Make A Resolution To Reshape Your Closet; Create A ‘New’ Wardrobe


I don’t like to admit it, but I really like clothes — too much. It’s a hereditary thing though — my paternal grandmother loved clothes, so did my father and so does my mother.

I live in a small house. The closets should be adequate — but one is filled with “craft” things (another excess) and the other isn’t nearly big enough for all my clothes, even if I rotate them with the seasons.

So, when the Soroptimist Club presented a special program Fashion 101: Reshaping Your Closet this past fall, I had to attend.

The speaker was Inga Chouinard, who has an extensive background in fashion and styling and is a fairly recent transplant to the Rim Country.

Well, the title of the program was a little misleading. (I read reorganizing) your closet. It was about looking at the clothes you have and creating new outfits with them — it was about “shopping” your closet.

Perfect: Once I unearth everything.

“You feel good when you look good,” Chouinard said.

A resource she recommended for seeing styles that look good on mature figures is the Chico’s catalog.

She provided the following guide for “revamping your closet”:


• All solid colored tanks, camisoles, shells and T-shirts — “T-shirts are your friend,” she said, adding worn with either jeans, slacks or a skirt, they can be dressed up or down by adding a jacket and accessories.

• The “little black dress.”

• Animal print tops, scarves, jeans and purses — they will always be in style and are easy to accessorize.

• At least three, basic A-line or Godet skirts (preferably in black, gray, brown and beige).
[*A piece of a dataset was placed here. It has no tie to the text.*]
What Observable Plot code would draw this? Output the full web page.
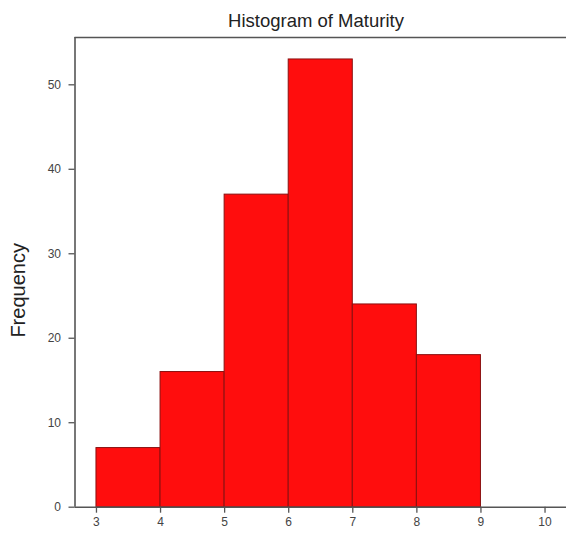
<!DOCTYPE html>
<html>
<head>
<meta charset="utf-8">
<script src="https://cdn.jsdelivr.net/npm/d3@7"></script>
<script src="https://cdn.jsdelivr.net/npm/@observablehq/plot@0.6"></script>
<style>
  html, body { margin: 0; padding: 0; background: #fff; }
  svg { display: block; }
</style>
</head>
<body>
<div id="chart"></div>
<script>
const titleText = "Histogram of Maturity";
const yLabel = "Frequency";
const binStart = [3, 4, 5, 6, 7, 8];
const binEnd = [4, 5, 6, 7, 8, 9];
const counts = [7, 16, 37, 53, 24, 18];
const xTicks = [3, 4, 5, 6, 7, 8, 9, 10];
const yTicks = [0, 10, 20, 30, 40, 50];
const xDomain = [2.665, 10.335];
const yDomain = [0, 55.6];

const bins = binStart.map((s, i) => ({x1: s, x2: binEnd[i], y: counts[i]}));
const font = "Liberation Sans, Arial, sans-serif";
const axisColor = "#555";

const chart = Plot.plot({
  width: 566,
  height: 537,
  marginLeft: 74.5,
  marginRight: 0,
  marginTop: 37,
  marginBottom: 30.3,
  style: {fontFamily: font, background: "#fff", overflow: "visible"},
  x: {domain: xDomain, ticks: xTicks, tickFormat: d => String(d)},
  y: {domain: yDomain, ticks: yTicks, tickFormat: d => String(d)},
  marks: [
    Plot.rectY(bins, {x1: "x1", x2: "x2", y: "y", fill: "#ff0d0d", stroke: "#8a1010", strokeWidth: 1}),
    Plot.ruleX([xDomain[0]], {stroke: axisColor, strokeWidth: 1.6}),
    Plot.ruleY([yDomain[0]], {stroke: axisColor, strokeWidth: 1.6}),
    Plot.ruleY([yDomain[1]], {stroke: axisColor, strokeWidth: 1.6}),
    Plot.axisX({ticks: xTicks, tickSize: 6, tickPadding: 4, fontSize: 12, color: "#444", stroke: axisColor, strokeWidth: 1.3, label: null, tickFormat: d => String(d)}),
    Plot.axisY({ticks: yTicks, tickSize: 6, tickPadding: 8, fontSize: 12, color: "#444", stroke: axisColor, strokeWidth: 1.3, label: null, tickFormat: d => String(d)}),
    Plot.text([titleText], {frameAnchor: "top", lineAnchor: "top", dx: -4.75, dy: -23.4, fontSize: 18.5, fill: "#222", fontFamily: font, style: "word-spacing:-4px"}),
    Plot.text([yLabel], {frameAnchor: "left", textAnchor: "middle", rotate: -90, dx: -56, dy: 18, fontSize: 20, fill: "#222", fontFamily: font})
  ]
});
document.getElementById("chart").appendChild(chart);
</script>
</body>
</html>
• Any solid color “flat front” pants/ slacks.

• Solid jackets or blazers with proper fit, though oversized blazers are still OK.
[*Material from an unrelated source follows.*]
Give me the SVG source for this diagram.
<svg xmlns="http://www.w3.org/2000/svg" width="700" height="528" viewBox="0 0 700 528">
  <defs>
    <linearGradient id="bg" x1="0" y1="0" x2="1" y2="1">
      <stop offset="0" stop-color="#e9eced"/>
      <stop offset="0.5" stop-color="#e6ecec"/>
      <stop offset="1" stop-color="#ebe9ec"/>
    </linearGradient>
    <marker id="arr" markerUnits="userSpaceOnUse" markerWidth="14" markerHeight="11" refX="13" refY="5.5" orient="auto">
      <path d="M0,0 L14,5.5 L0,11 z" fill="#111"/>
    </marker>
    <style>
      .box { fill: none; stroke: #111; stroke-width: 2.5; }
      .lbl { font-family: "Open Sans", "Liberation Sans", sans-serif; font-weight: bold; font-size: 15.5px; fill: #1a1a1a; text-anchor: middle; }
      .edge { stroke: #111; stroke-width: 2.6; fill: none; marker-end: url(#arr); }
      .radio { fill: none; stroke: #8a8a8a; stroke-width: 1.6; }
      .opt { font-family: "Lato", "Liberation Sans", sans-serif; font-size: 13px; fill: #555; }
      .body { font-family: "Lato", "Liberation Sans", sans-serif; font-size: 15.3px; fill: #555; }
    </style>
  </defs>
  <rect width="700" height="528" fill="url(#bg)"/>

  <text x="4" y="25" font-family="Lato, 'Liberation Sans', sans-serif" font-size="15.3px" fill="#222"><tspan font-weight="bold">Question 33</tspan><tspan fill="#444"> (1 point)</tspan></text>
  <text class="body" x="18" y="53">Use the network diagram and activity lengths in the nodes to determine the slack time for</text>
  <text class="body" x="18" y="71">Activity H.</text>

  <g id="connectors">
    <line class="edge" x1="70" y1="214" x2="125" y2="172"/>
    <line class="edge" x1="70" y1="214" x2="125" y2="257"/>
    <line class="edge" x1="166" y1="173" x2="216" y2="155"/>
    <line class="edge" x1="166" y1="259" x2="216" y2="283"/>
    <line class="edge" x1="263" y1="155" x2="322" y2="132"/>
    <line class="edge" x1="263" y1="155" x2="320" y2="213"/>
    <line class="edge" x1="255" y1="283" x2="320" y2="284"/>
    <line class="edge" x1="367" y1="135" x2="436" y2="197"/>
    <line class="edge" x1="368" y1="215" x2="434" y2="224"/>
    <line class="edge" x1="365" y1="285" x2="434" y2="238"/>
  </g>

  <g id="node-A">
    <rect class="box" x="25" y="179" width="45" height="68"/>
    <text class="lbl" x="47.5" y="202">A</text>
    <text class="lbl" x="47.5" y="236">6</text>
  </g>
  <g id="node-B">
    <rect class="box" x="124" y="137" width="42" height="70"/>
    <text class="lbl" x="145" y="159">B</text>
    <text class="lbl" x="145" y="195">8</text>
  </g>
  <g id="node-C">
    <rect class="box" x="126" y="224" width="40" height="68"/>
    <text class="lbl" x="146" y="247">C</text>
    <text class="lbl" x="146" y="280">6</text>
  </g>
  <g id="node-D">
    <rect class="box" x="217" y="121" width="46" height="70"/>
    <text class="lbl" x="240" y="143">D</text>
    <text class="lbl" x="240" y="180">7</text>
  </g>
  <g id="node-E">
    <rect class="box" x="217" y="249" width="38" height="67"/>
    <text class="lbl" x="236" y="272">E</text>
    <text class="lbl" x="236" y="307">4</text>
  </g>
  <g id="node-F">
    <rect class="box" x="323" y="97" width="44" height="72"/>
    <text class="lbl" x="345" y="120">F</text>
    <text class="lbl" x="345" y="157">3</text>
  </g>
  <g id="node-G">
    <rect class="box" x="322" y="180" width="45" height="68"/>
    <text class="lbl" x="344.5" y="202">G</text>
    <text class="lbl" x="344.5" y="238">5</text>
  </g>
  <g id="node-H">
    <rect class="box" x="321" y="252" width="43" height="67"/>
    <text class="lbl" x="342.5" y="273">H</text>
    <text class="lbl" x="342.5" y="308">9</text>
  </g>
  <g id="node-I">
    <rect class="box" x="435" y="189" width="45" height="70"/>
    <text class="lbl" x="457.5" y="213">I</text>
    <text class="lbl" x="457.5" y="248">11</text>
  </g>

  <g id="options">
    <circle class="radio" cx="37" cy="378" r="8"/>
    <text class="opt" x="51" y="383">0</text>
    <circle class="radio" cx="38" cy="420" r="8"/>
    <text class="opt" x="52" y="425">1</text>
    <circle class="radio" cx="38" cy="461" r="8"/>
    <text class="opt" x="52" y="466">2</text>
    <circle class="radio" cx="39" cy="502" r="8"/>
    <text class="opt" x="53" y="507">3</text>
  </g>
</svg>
• Cropped jackets, which can be updated by wearing longer T-shirts.

• All jeans, both “skinny” and boot cut — Chouinard said any woman can wear “skinny” jeans and look really good in them.

• “Non-dated” patterned jackets, but avoid plaid jackets.

• V-neck or cowl-neck sweaters and tops.

• Long scarves with simple patterns — avoid loud, geometric print scarves.

• Any big, clunky, chunky jewelry — Chouinard said this kind of jewelry doesn’t go out of style.

• Any unusual, big, bright-colored statement purses, especially those in red, yellow, orange, etc.

Remove, donate or toss

• All items too small or too short.

• Anything with a “turtleneck.”

• “Waist-accentuated” items.

• Items with extra large floral prints.

• Plaid or paisley printed dresses.

• Anything with a frilly neckline.

• Any “fad” clothing that you see everyone wearing — “Learn to be an individual when dressing and avoid the ‘cookie cutter look,’” she said.

• Any items you have in multiples in the same style and color.

• Anything you haven’t worn in two years and are not planning on wearing anytime soon.

• All patterned pants over a size 12.

• All baggy, parachute or “cargo” pants.

• All boot cut or straight leg pants that show the ankle.

• All elastic pull-on polyester pants or pants with elastic or ties at the ankles.

Try out your new wardrobe

Pick out one item you really want to wear. Lay item on your bed on a white sheet. Choose a top and a jacket to complement. Pick out accessories — chunky necklace/hoop earrings, fun bag and shoes). Try it all on in good light and see how it looks.

I can’t say I agree with all of Chouinard’s guides — I don’t like animal prints, don’t have any and will not buy any. I also don’t like the look of cropped jackets.

But, overall, the suggestions may be worth giving a shot. The tips might help me pare down my collection and donating some might help someone else.